Linux File System Write

Linux Content Index

File System Architecture – Part I
File System Architecture– Part II
File System Write
Buffer Cache
Storage Cache

Linux file write methodology is specific to particular file systems. For example, JFFS2 will sync data within the user process ‘context’ itself (inside write_end call), while file systems like UBIFS, LogFS, Ext & FAT tends to create dirty pages and let the background flusher task manage the sync.

These two methodologies come with their own advantages, but usage of the second method leads to Linux kernel exhibiting certain quirks which might drastically impact the write throughput measurements.

Linux File Write

The above diagram does give an overview of the design, there are in fact two main attributes to this architecture:

COPY : User space data is copied into a kernel page associated with the file and marked as dirty via“write_begin” and “write_end” file system call backs, they are in fact invoked for every “write” system call made by the user process. So while they are indeed kernel mode functions they get executed on behalf of the user space process which in turn simply waits on the the system call. The sequence is illustrated below:

    write_begin()  /* Informs FS about the number of bytes being written */
    mem_copy()    /* Copies data to kernel page cache.*/
    write_end()     /* Copied kernel page marked as dirty and FS internal */
/*  meta information is updated */

&

Write-Back : The Linux kernel will spawn a flusher task to write these above created dirty pages into the storage. For that this newly spawned task would typically invoke file system specific “writepage” or “writepages” call-back.

Some Nitty-Gritty Details

The call-backs mentioned above are specific to the file system and are essentially registered during its initialization with kernel. You might have noticed that the above design almost resemble a classic producer consumer scenario, but there are certain nuances:

Lower Threshold: The flusher task (consumer) is spawned only when a certain percentage of page cache becomes dirty. So there is indeed a lower threshold (configured in /proc/sys/vm/dirty_background_ratio) for spawning this task. Please note that it can also be invoked after an internal time-out. So even if the dirty pages are in small numbers, they are not kept around in volatile memory for a long time.

Higher Threshold: Once a certain high percentage of page cache is dirtied by a user process (producer), this process is forced to sleep to avoid the kernel running out of memory. Such a user process is not unhooked from this involuntary sleep until the flusher task catches up and brings down the dirty page levels to acceptable limits. This way kernel tends to push back on the process which comes with a massive capacity to write data. This higher threshold can be specified by writing to /proc/sys/vm/dirty_ratio.

So between the above mentioned lower and upper thresholds the system tends to have two concurrent tasks, one which dirty the pages with contents and the other which cleans them up with a write back. If there are too many dirty pages being created, then Linux might also spawn multiple flusher tasks. Seems like this design might scale well on SMP architectures with multiple storage disk paths.

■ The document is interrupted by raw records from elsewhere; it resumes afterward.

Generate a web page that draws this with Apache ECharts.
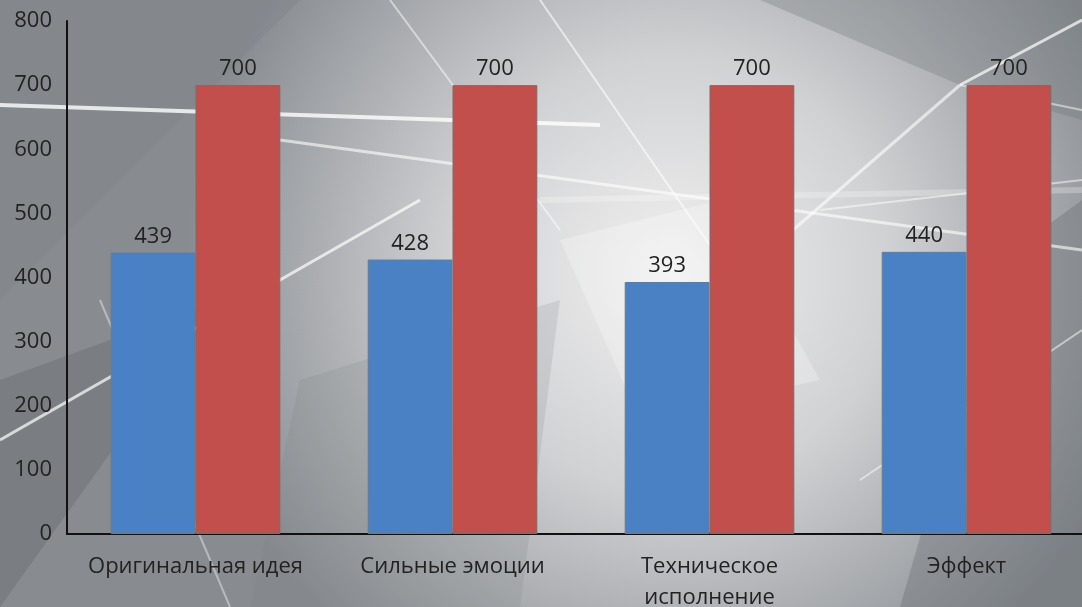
<!DOCTYPE html>
<html>
<head>
<meta charset="utf-8">
<script src="https://cdn.jsdelivr.net/npm/echarts@6/dist/echarts.min.js"></script>
<style>html,body{margin:0;padding:0;}#c{width:1082px;height:607px;}</style>
</head>
<body>
<div id="c"></div>
<script>
const categories = ['Оригинальная идея', 'Сильные эмоции', 'Техническое\nисполнение', 'Эффект'];
const seriesA = [439, 428, 393, 440];
const seriesB = [700, 700, 700, 700];
const yTicks = [0, 100, 200, 300, 400, 500, 600, 700, 800];

const chart = echarts.init(document.getElementById('c'));
function ln(x1, y1, x2, y2, w, op) {
  return { type: 'line', silent: true, z: -10,
    shape: { x1: x1, y1: y1, x2: x2, y2: y2 },
    style: { stroke: 'rgba(255,255,255,' + op + ')', lineWidth: w } };
}
function poly(pts, fill) {
  return { type: 'polygon', silent: true, z: -20, shape: { points: pts }, style: { fill: fill } };
}
const deco = [
  poly([[0,0],[300,0],[0,300]], 'rgba(120,125,130,0.25)'),
  poly([[0,380],[220,300],[0,607]], 'rgba(90,95,100,0.30)'),
  poly([[760,0],[1082,0],[1082,120],[960,85]], 'rgba(110,115,120,0.30)'),
  poly([[1000,260],[1082,200],[1082,607],[900,607]], 'rgba(100,105,112,0.35)'),
  poly([[560,240],[720,200],[820,380],[640,420]], 'rgba(255,255,255,0.25)'),
  poly([[300,380],[560,300],[520,607],[250,607]], 'rgba(120,125,130,0.18)'),
  ln(0, 105, 600, 125, 4, 0.8),
  ln(280, 140, 1082, 250, 3, 0.6),
  ln(0, 440, 420, 200, 3, 0.7),
  ln(540, 0, 720, 260, 2, 0.6),
  ln(960, 85, 1082, 20, 3, 0.7),
  ln(960, 85, 770, 250, 3, 0.6),
  ln(820, 210, 1082, 180, 2, 0.5),
  ln(390, 0, 560, 230, 2, 0.5),
  ln(1082, 110, 960, 85, 2, 0.5),
  ln(860, 480, 1082, 330, 2, 0.5),
  ln(540, 200, 1082, 190, 6, 0.25),
  ln(100, 300, 230, 607, 2, 0.4)
];

chart.setOption({
  backgroundColor: {
    type: 'radial', x: 0.62, y: 0.45, r: 0.8,
    colorStops: [
      { offset: 0, color: '#f0f0f0' },
      { offset: 0.45, color: '#d0d1d3' },
      { offset: 1, color: '#888c91' }
    ]
  },
  graphic: deco,
  textStyle: { fontFamily: 'Open Sans' },
  grid: { left: 67, top: 21, right: -13, bottom: 73, containLabel: false, outerBoundsMode: 'none' },
  xAxis: {
    type: 'category',
    data: categories,
    axisLine: { show: true, lineStyle: { color: '#111', width: 2 } },
    axisTick: { show: false },
    axisLabel: { color: '#222', fontSize: 22, margin: 17, lineHeight: 31, interval: 0 }
  },
  yAxis: {
    type: 'value',
    min: yTicks[0], max: yTicks[yTicks.length - 1], interval: 100,
    axisLine: { show: true, lineStyle: { color: '#111', width: 2 } },
    axisTick: { show: false },
    splitLine: { show: false },
    axisLabel: { color: '#222', fontSize: 22, margin: 15 }
  },
  series: [
    {
      type: 'bar', data: seriesA, barGap: '0%', barCategoryGap: '34%',
      itemStyle: { color: '#4a80c4', borderColor: '#6f7a85', borderWidth: 1 },
      label: { show: true, position: 'top', distance: 5, color: '#222', fontSize: 22 }
    },
    {
      type: 'bar', data: seriesB, barGap: '0%', barCategoryGap: '34%',
      itemStyle: { color: '#c24f4c', borderColor: '#7a6a6a', borderWidth: 1 },
      label: { show: true, position: 'top', distance: 5, color: '#222', fontSize: 22 }
    }
  ]
});
</script>
</body>
</html>
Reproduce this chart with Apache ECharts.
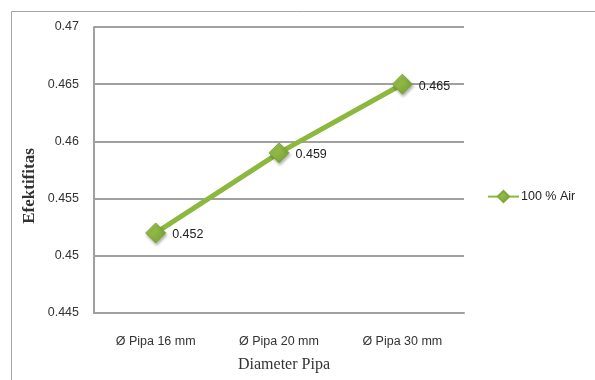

We could bring some more clarity with the exposition of code level details. The critical aspect of the above mechanism is implemented in the below mentioned balance_dirty_pages (page-writeback.c) which gets invoked after “write_end” call inside kernel.

The function audits the number of dirty pages in the system and then decides whether the user process should be stalled.

static void balance_dirty_pages (struct address_space *mapping, unsigned long write_chunk)

{
int pause = 1;


……
………
for (;;)

{
….
……         /* Code checks for dirty page status and breaks out of the loop only if the dirty page ratio has gone down */
……..

io_schedule_timeout(pause);

/*
* Increase the delay for each loop, up to our previous
* default of taking a 100ms nap.
*/
pause <<= 1; if (pause > HZ / 10)
pause = HZ / 10;
}
}

The argument ‘pause’ to the function io_schedule_timeout specify the sleep time in terms of jiffies while the big for (;;) loop repeatedly checks the dirty page ratio after each sleep cycle and if there is no ample reduction in that then the sleep time is doubled until it reaches 100mS, which is in fact the maximum time the ‘producer‘ process can be forced to sleep. This algorithm is executed during file writes to ensure that no rogue process goes amok consuming the full page cache memory.

The Gist

We can attribute considerable significance for the above mentioned upper and lower thresholds, if they are not fine tuned for the system specific use cases then the RAM utilization will be far from optimal. The particulars for these configurations will depend on RAM size plus how many processes will concurrently initiate file system writes, how big these writes will be, file sizes being written, typical time intervals between successive file writes etc.

A file system mounted with syncs off is meant to utilize page cache for buffering. Optimal write speeds will mandate that the upper threshold be large enough to buffer the full file while allowing seamless concurrent write backs, otherwise the kernel response time for user process writes will be erratic at best.

Another critical aspect is that the writepage should have minimal interference with write_begin & write_end, only then the flusher task write backs can happen with least friction with regards to the user process which is constantly invoking the latter two functions. If they share some resource, then eventually the user process and the flusher task will end up waiting on each other and the expected quick response time of an asynchronous buffered page cache write will not be materialized.